Server migration projects are a big deal. Yes. It’s an upheaval even in a small office. But I have to wonder if over at MySpace, they wouldn’t have a team of highly capable genius-level people on that project. Like, in my office, a server migration is handled over the weekend by “our IT guy” that I’ve never met and only ever had hostile remote IM conversations with about software expiration. At MySpace, a server migration of that size and complexity would have been a major project, with a major budget, involving teams (plural), and I’d expect dependencies and contingencies for if/when shit starts going sideways.

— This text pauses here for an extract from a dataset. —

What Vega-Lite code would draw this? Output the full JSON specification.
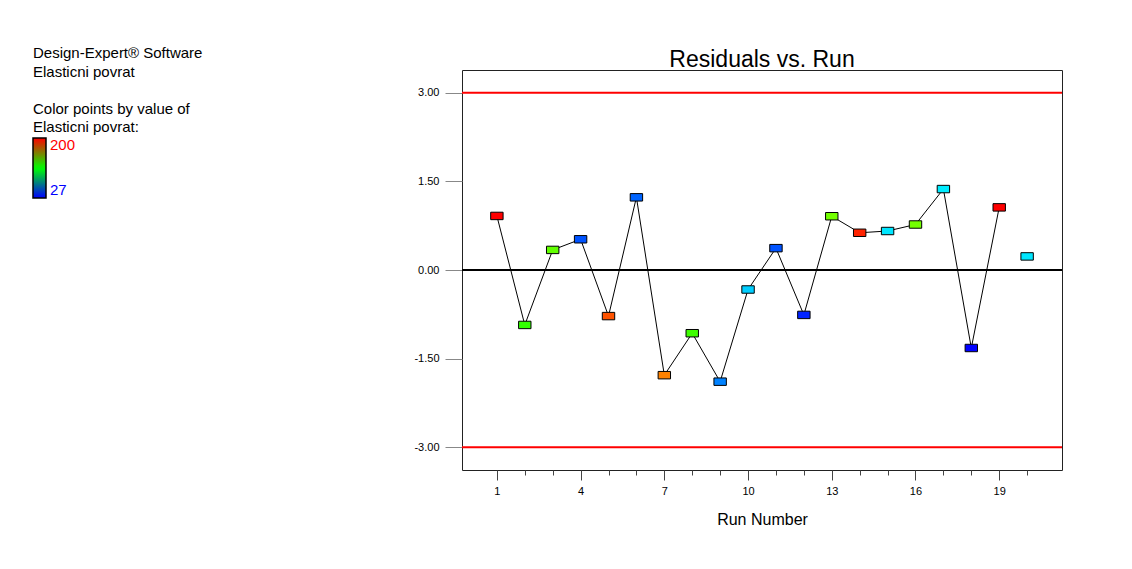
{
  "$schema": "https://vega.github.io/schema/vega-lite/v6.json",
  "width": 600,
  "height": 400,
  "autosize": {"type": "none"},
  "padding": {"left": 462, "top": 70, "right": 70, "bottom": 99},
  "background": "white",
  "config": {
    "view": {"stroke": "#222222", "strokeWidth": 1},
    "font": "Liberation Sans"
  },
  "title": {
    "text": "Residuals vs. Run",
    "fontSize": 23,
    "fontWeight": "normal",
    "font": "Liberation Sans",
    "color": "black",
    "offset": 4,
    "dy": 30,
    "anchor": "middle"
  },
  "data": {
    "values": [
      {"run": 1, "residual": 0.915, "elasticni": 200},
      {"run": 2, "residual": -0.93, "elasticni": 122},
      {"run": 3, "residual": 0.34, "elasticni": 130},
      {"run": 4, "residual": 0.52, "elasticni": 41},
      {"run": 5, "residual": -0.78, "elasticni": 186},
      {"run": 6, "residual": 1.23, "elasticni": 44},
      {"run": 7, "residual": -1.78, "elasticni": 178},
      {"run": 8, "residual": -1.07, "elasticni": 124},
      {"run": 9, "residual": -1.89, "elasticni": 49},
      {"run": 10, "residual": -0.33, "elasticni": 62},
      {"run": 11, "residual": 0.37, "elasticni": 41},
      {"run": 12, "residual": -0.76, "elasticni": 33},
      {"run": 13, "residual": 0.91, "elasticni": 133},
      {"run": 14, "residual": 0.63, "elasticni": 194},
      {"run": 15, "residual": 0.66, "elasticni": 66},
      {"run": 16, "residual": 0.77, "elasticni": 133},
      {"run": 17, "residual": 1.37, "elasticni": 67},
      {"run": 18, "residual": -1.32, "elasticni": 27},
      {"run": 19, "residual": 1.06, "elasticni": 200},
      {"run": 20, "residual": 0.23, "elasticni": 66}
    ]
  },
  "encoding": {
    "y": {
      "field": "residual",
      "type": "quantitative",
      "scale": {"domain": [-3.385, 3.385], "nice": false, "zero": false},
      "axis": {
        "title": null,
        "values": [-3, -1.5, 0, 1.5, 3],
        "format": ".2f",
        "labelExpr": "replace(datum.label, '\u2212', '-')",
        "labelFontSize": 11,
        "labelColor": "black",
        "labelPadding": 6,
        "tickSize": 17,
        "tickColor": "#888888",
        "domain": false,
        "grid": false
      }
    }
  },
  "layer": [
    {
      "data": {"values": [{"residual": 3}, {"residual": -3}]},
      "mark": {"type": "rule", "color": "#ff0000", "strokeWidth": 2}
    },
    {
      "data": {"values": [{"residual": 0}]},
      "mark": {"type": "rule", "color": "#000000", "strokeWidth": 2}
    },
    {
      "transform": [{"filter": "datum.run <= 19"}],
      "mark": {"type": "line", "color": "#000000", "strokeWidth": 1},
      "encoding": {
        "x": {
          "field": "run",
          "type": "quantitative",
          "scale": {"domain": [-0.25, 21.25], "nice": false, "zero": false},
          "axis": {
            "title": "Run Number",
            "titleFontSize": 16,
            "titleFontWeight": "normal",
            "titleColor": "black",
            "titlePadding": 15,
            "values": [1, 2, 3, 4, 5, 6, 7, 8, 9, 10, 11, 12, 13, 14, 15, 16, 17, 18, 19, 20],
            "format": "d",
            "labelExpr": "((datum.value - 1) % 3 == 0) ? datum.label : ''",
            "labelFontSize": 11,
            "labelColor": "black",
            "labelPadding": 5,
            "labelOverlap": false,
            "labelFlush": false,
            "tickColor": "#444444",
            "tickSize": {"condition": {"test": "(datum.value - 1) % 3 == 0", "value": 10}, "value": 5},
            "domain": false,
            "grid": false
          }
        }
      }
    },
    {
      "mark": {
        "type": "point",
        "shape": "M-1,-0.6H1V0.6H-1Z",
        "filled": true,
        "size": 154,
        "stroke": "#000000",
        "strokeWidth": 1,
        "opacity": 1
      },
      "encoding": {
        "x": {
          "field": "run",
          "type": "quantitative",
          "scale": {"domain": [-0.25, 21.25], "nice": false, "zero": false},
          "axis": {
            "title": "Run Number",
            "titleFontSize": 16,
            "titleFontWeight": "normal",
            "titleColor": "black",
            "titlePadding": 15,
            "values": [1, 2, 3, 4, 5, 6, 7, 8, 9, 10, 11, 12, 13, 14, 15, 16, 17, 18, 19, 20],
            "format": "d",
            "labelExpr": "((datum.value - 1) % 3 == 0) ? datum.label : ''",
            "labelFontSize": 11,
            "labelColor": "black",
            "labelPadding": 5,
            "labelOverlap": false,
            "labelFlush": false,
            "tickColor": "#444444",
            "tickSize": {"condition": {"test": "(datum.value - 1) % 3 == 0", "value": 10}, "value": 5},
            "domain": false,
            "grid": false
          }
        },
        "fill": {
          "field": "elasticni",
          "type": "quantitative",
          "scale": {
            "domain": [27, 70.25, 113.5, 156.75, 200],
            "range": ["#0000ff", "#00ffff", "#00ff00", "#ffff00", "#ff0000"],
            "interpolate": "rgb"
          },
          "legend": null
        }
      }
    },
    {
      "mark": {"type": "point", "size": 0, "strokeWidth": 0, "opacity": 1},
      "encoding": {
        "x": {
          "field": "run",
          "type": "quantitative",
          "scale": {"domain": [-0.25, 21.25], "nice": false, "zero": false},
          "axis": {
            "title": "Run Number",
            "titleFontSize": 16,
            "titleFontWeight": "normal",
            "titleColor": "black",
            "titlePadding": 15,
            "values": [1, 2, 3, 4, 5, 6, 7, 8, 9, 10, 11, 12, 13, 14, 15, 16, 17, 18, 19, 20],
            "format": "d",
            "labelExpr": "((datum.value - 1) % 3 == 0) ? datum.label : ''",
            "labelFontSize": 11,
            "labelColor": "black",
            "labelPadding": 5,
            "labelOverlap": false,
            "labelFlush": false,
            "tickColor": "#444444",
            "tickSize": {"condition": {"test": "(datum.value - 1) % 3 == 0", "value": 10}, "value": 5},
            "domain": false,
            "grid": false
          }
        },
        "color": {
          "field": "elasticni",
          "type": "quantitative",
          "scale": {
            "domain": [27, 113.5, 200],
            "range": ["#0000ff", "#00ff00", "#ff0000"],
            "interpolate": "rgb"
          },
          "legend": {
            "type": "gradient",
            "direction": "vertical",
            "orient": "none",
            "legendX": -429,
            "legendY": -24,
            "padding": 0,
            "title": ["Design-Expert® Software", "Elasticni povrat", "\u2800", "Color points by value of", "Elasticni povrat:"],
            "titleFont": "Liberation Sans",
            "titleFontSize": 15,
            "titleFontWeight": "normal",
            "titleColor": "black",
            "titleLineHeight": 18.5,
            "titlePadding": 3,
            "titleAnchor": "start",
            "gradientLength": 60,
            "gradientThickness": 13,
            "gradientStrokeColor": "#000000",
            "gradientStrokeWidth": 1.5,
            "values": [27, 200],
            "labelFontSize": 15,
            "labelFont": "Liberation Sans",
            "labelColor": {"expr": "datum.value > 100 ? '#ff0000' : '#0000ff'"},
            "labelOffset": 4,
            "labelOverlap": false
          }
        }
      }
    }
  ]
}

What I’m saying, is that this statement reads to me as one of those things tech people say because THEY know WE don’t know what they mean. You expect us to believe that offloading 10 years of hosted content wasn’t the goal of this entire endeavor? Or, that if it was truly a server migration “oopsy”, that it’s this much of a shrug off? It’s an “inconvenience” at worst? Goddamn that’s disappointing.

That’s the word for it, disappointing. Disappointing that MySpace thinks 10 years of original content renders so irrelevant that we’ll accept their apology for “any inconvenience”. Disappointing that MySpace thinks losing this content is an inconvenience, and not far more personal or significant a casualty. Disappointing that MySpace is showing the decay of the first generation of digital content production. And lastly, disappointing that I found out about this in a one sentence news crawler, and no one is really all that upset.

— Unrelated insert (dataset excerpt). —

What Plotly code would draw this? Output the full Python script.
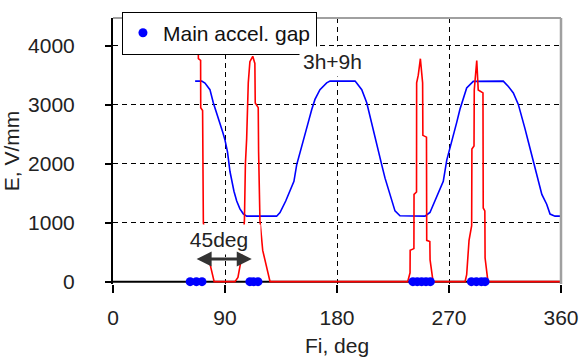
import plotly.graph_objects as go

# ---- data ----
blue_phase = [66, 71.3, 73.9, 77.9, 80.6, 83.3, 86, 88.2, 90, 92, 94, 95.4, 97.2, 99.4, 102, 104.7,
              107.4, 131.5, 134.2, 138.8, 142.8, 145.4, 147.6, 152.9, 156.9, 159.7, 162.3, 166.3,
              171.7, 174.4, 194.5, 195.8, 199.9, 203.9, 207.9, 210.5, 213.2, 215.9, 218.6, 221.2,
              224, 226.6, 230.6, 250.7, 254.7, 258.8, 262.8, 265.4, 268.2, 270.8, 273.5, 276.2,
              278.8, 281.5, 284.2, 289.5, 313.6, 317.7, 321.7, 325.7, 328.4, 331.1, 333.8, 336.5,
              339.1, 341.8, 344.6, 348.5, 351.2, 355.2, 359.2]
blue_field = [3400, 3400, 3367, 3255, 3033, 2867, 2700, 2533, 2400, 2200, 1867, 1700, 1533, 1367,
              1233, 1150, 1110, 1110, 1172, 1367, 1588, 1700, 1980, 2370, 2700, 2920, 3090, 3255,
              3370, 3400, 3400, 3367, 3255, 3033, 2700, 2480, 2255, 1983, 1755, 1588, 1367, 1200,
              1117, 1110, 1172, 1367, 1588, 1700, 2060, 2255, 2478, 2700, 2922, 3117, 3283, 3395,
              3400, 3310, 3200, 3005, 2810, 2590, 2367, 2145, 1922, 1700, 1478, 1312, 1145, 1110,
              1110]

red_phase = [68.5, 68.6, 70.4, 70.5, 72.0, 72.6, 76.6, 80.5, 81.3,
             98.0, 100.4, 103.4, 105.6, 106.4, 107.4, 108.7, 110.0, 112.3, 114.0, 114.3, 116.7,
             117.0, 118.1, 120.3, 126.2,
             236.8, 238.7, 238.8, 241.8, 241.9, 243.9, 244.0, 245.3, 247.0, 248.8, 249.0, 251.9,
             252.1, 254.6, 254.8, 257.2,
             282.9, 284.2, 286.1, 288.2, 288.4, 290.1, 290.3, 292.3, 293.5, 297.3, 297.5, 298.8,
             299.0, 301.3, 366]
red_field = [4450, 3780, 3750, 2950, 2900, 1000, 420, 70, 0,
             0, 70, 420, 1030, 2000, 2420, 3370, 3730, 3820, 3700, 3030, 2950,
             2200, 1030, 530, 0,
             0, 150, 530, 560, 1480, 1520, 3370, 3500, 3780, 3370, 2480, 2450,
             700, 680, 370, 0,
             0, 120, 700, 950, 2250, 2300, 3250, 3750, 3250, 3200, 1250, 1200,
             400, 0, 0]

gap_phase = [62, 67, 71.5, 110, 113, 116.5, 241, 244.5, 248, 251.5, 255, 288, 292, 296, 299]
gap_field = [0] * len(gap_phase)

x_ticks = [0, 90, 180, 270, 360]
y_ticks = [0, 1000, 2000, 3000, 4000]

FONT = "Liberation Sans, Arial, sans-serif"
TXT = "#222222"

fig = go.Figure()
fig.add_trace(go.Scatter(x=blue_phase, y=blue_field, mode="lines",
                         line=dict(color="#0000FF", width=1.6), showlegend=False))
fig.add_trace(go.Scatter(x=red_phase, y=red_field, mode="lines",
                         line=dict(color="#FF0000", width=1.6), showlegend=False))
fig.add_trace(go.Scatter(x=gap_phase, y=gap_field, mode="markers", name="Main accel. gap",
                         marker=dict(color="#0000FF", size=9), cliponaxis=False))

fig.update_layout(
    width=580, height=358,
    margin=dict(l=113, r=19, t=14, b=74),
    paper_bgcolor="white", plot_bgcolor="white",
    font=dict(family=FONT, size=21, color=TXT),
    legend=dict(x=0.02, y=1.024, xanchor="left", yanchor="top",
                bgcolor="white", bordercolor="black", borderwidth=1,
                font=dict(size=21, color="#111"), itemwidth=30,
                tracegroupgap=0),
    xaxis=dict(range=[0, 360], tickvals=x_ticks, ticktext=[str(v) for v in x_ticks],
               showgrid=True, gridcolor="black", gridwidth=1.4, griddash="5px,4px",
               showline=False, zeroline=False, automargin=False,
               ticks="outside", ticklen=8, tickwidth=2, tickcolor="black",
               ticklabelstandoff=7,
               title=dict(text="Fi, deg", standoff=10, font=dict(size=21, color=TXT))),
    yaxis=dict(range=[-40, 4470], tickvals=y_ticks, ticktext=[str(v) for v in y_ticks],
               showgrid=True, gridcolor="black", gridwidth=1.4, griddash="5px,4px",
               showline=True, linecolor="black", linewidth=2, zeroline=False,
               automargin=False,
               ticks="outside", ticklen=6, tickwidth=2, tickcolor="black",
               ticklabelstandoff=26,
               title=dict(text="E, V/mm", standoff=6, font=dict(size=21, color=TXT))),
    shapes=[
        dict(type="line", xref="paper", yref="y", x0=0, x1=1, y0=0, y1=0,
             layer="between", line=dict(color="black", width=2)),
        dict(type="line", xref="paper", yref="paper", x0=0, x1=1, y0=1, y1=1,
             line=dict(color="#a0a0a0", width=2)),
        dict(type="line", xref="paper", yref="paper", x0=1, x1=1, y0=0, y1=1,
             line=dict(color="#a0a0a0", width=2.5)),
    ],
    annotations=[
        dict(x=149.5, y=3733, xref="x", yref="y", text="3h+9h", showarrow=False,
             xanchor="left", align="left", width=84, bgcolor="white", borderpad=3,
             font=dict(size=21, color=TXT)),
        dict(x=84.8, y=720, xref="x", yref="y", text="45deg", showarrow=False,
             bgcolor="white", borderpad=3, width=76, font=dict(size=21, color=TXT)),
        dict(x=111.5, y=383, ax=66, ay=383, xref="x", yref="y", axref="x", ayref="y",
             text="", showarrow=True, arrowside="end+start", arrowhead=2, arrowsize=1,
             arrowwidth=3, arrowcolor="#333333", standoff=0, startstandoff=0),
    ],
)

fig.write_html("out.html")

An excerpt from the New York Times says, “Myspace.com is still online, but that doesn’t mean Myspace didn’t die. It’s best understood as undead: existing in some corporeal form, with nothing left behind the eyes…” Which is less than a sanguine review of the once prolific platform. I don’t disagree, but I find myself thinking that 10 years from now, will we be reading a similar obituary of YouTube, or Facebook?

Even though I am forever an optimist, I still can’t help but think this event is prophetic and should rattle our heads a bit more than it has. How soon we forget, MySpace was our Facebook Events, Facebook Photos, YouTube Channel, Bandcamp. So what makes us blindly trust that our content will live forever on these platforms, and never be “taken back” or repo’d in the future? And guys, when I say future, I literally mean in 5 years. Would that be, inconvenient?

The subtext of MySpace’s statement is that your digital content is only safe if the platform is making money. This was not a server migration disaster, this was a repossession. We just have to be so careful to remind each other, who really owns our content. They do. Remember, if you’re not paying for it, you are the product.

Honestly? I haven’t logged in to MySpace in probably 10 years any way. So I recognize that I’m building a soapbox out of sand here. My message is: don’t let the tech guy say big computer words and confuse you. Listen, pull back the layers, consider what’s really being said, and you might just find that it DOES mean something - much deeper - to you.